WRITTEN REQUEST: Leave out the images; return the rest of the data exactly.

DATASET CONTENT:
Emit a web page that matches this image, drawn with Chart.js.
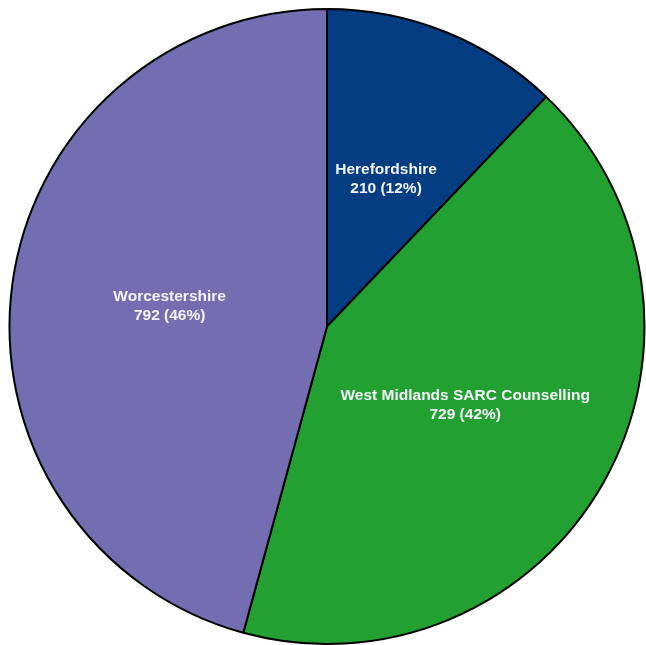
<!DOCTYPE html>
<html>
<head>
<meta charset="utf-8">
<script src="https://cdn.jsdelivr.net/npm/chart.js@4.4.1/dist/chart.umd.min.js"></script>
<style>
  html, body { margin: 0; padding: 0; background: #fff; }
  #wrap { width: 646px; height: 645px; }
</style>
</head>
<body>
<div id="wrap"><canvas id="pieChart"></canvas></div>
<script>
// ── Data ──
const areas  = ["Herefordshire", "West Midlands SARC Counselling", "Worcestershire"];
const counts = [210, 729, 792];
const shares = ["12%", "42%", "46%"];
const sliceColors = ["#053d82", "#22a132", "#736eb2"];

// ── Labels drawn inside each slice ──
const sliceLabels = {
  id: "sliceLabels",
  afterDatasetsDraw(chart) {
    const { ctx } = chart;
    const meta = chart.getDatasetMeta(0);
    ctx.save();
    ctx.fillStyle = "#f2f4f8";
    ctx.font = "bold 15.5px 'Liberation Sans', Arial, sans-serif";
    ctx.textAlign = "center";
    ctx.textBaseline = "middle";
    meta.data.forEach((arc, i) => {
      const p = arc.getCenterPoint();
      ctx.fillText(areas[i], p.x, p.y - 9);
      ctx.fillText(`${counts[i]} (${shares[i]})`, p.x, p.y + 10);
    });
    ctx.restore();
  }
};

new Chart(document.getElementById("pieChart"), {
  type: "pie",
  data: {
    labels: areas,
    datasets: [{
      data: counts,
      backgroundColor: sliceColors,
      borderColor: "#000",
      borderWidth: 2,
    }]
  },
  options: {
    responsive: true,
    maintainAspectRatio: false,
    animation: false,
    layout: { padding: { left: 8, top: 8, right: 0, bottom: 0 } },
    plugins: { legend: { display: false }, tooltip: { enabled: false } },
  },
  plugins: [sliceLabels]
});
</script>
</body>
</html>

EXERCISE SOLUTION:
Emit a web page that matches this image, drawn with Chart.js.
<!DOCTYPE html>
<html>
<head>
<meta charset="utf-8">
<script src="https://cdn.jsdelivr.net/npm/chart.js@4.4.1/dist/chart.umd.min.js"></script>
<style>
  html, body { margin: 0; padding: 0; background: #fff; }
  #wrap { width: 646px; height: 645px; }
</style>
</head>
<body>
<div id="wrap"><canvas id="pieChart"></canvas></div>
<script>
// ── Data ──
const areas  = ["Herefordshire", "West Midlands SARC Counselling", "Worcestershire"];
const counts = [210, 729, 792];
const shares = ["12%", "42%", "46%"];
const sliceColors = ["#053d82", "#22a132", "#736eb2"];

// ── Labels drawn inside each slice ──
const sliceLabels = {
  id: "sliceLabels",
  afterDatasetsDraw(chart) {
    const { ctx } = chart;
    const meta = chart.getDatasetMeta(0);
    ctx.save();
    ctx.fillStyle = "#f2f4f8";
    ctx.font = "bold 15.5px 'Liberation Sans', Arial, sans-serif";
    ctx.textAlign = "center";
    ctx.textBaseline = "middle";
    meta.data.forEach((arc, i) => {
      const p = arc.getCenterPoint();
      ctx.fillText(areas[i], p.x, p.y - 9);
      ctx.fillText(`${counts[i]} (${shares[i]})`, p.x, p.y + 10);
    });
    ctx.restore();
  }
};

new Chart(document.getElementById("pieChart"), {
  type: "pie",
  data: {
    labels: areas,
    datasets: [{
      data: counts,
      backgroundColor: sliceColors,
      borderColor: "#000",
      borderWidth: 2,
    }]
  },
  options: {
    responsive: true,
    maintainAspectRatio: false,
    animation: false,
    layout: { padding: { left: 8, top: 8, right: 0, bottom: 0 } },
    plugins: { legend: { display: false }, tooltip: { enabled: false } },
  },
  plugins: [sliceLabels]
});
</script>
</body>
</html>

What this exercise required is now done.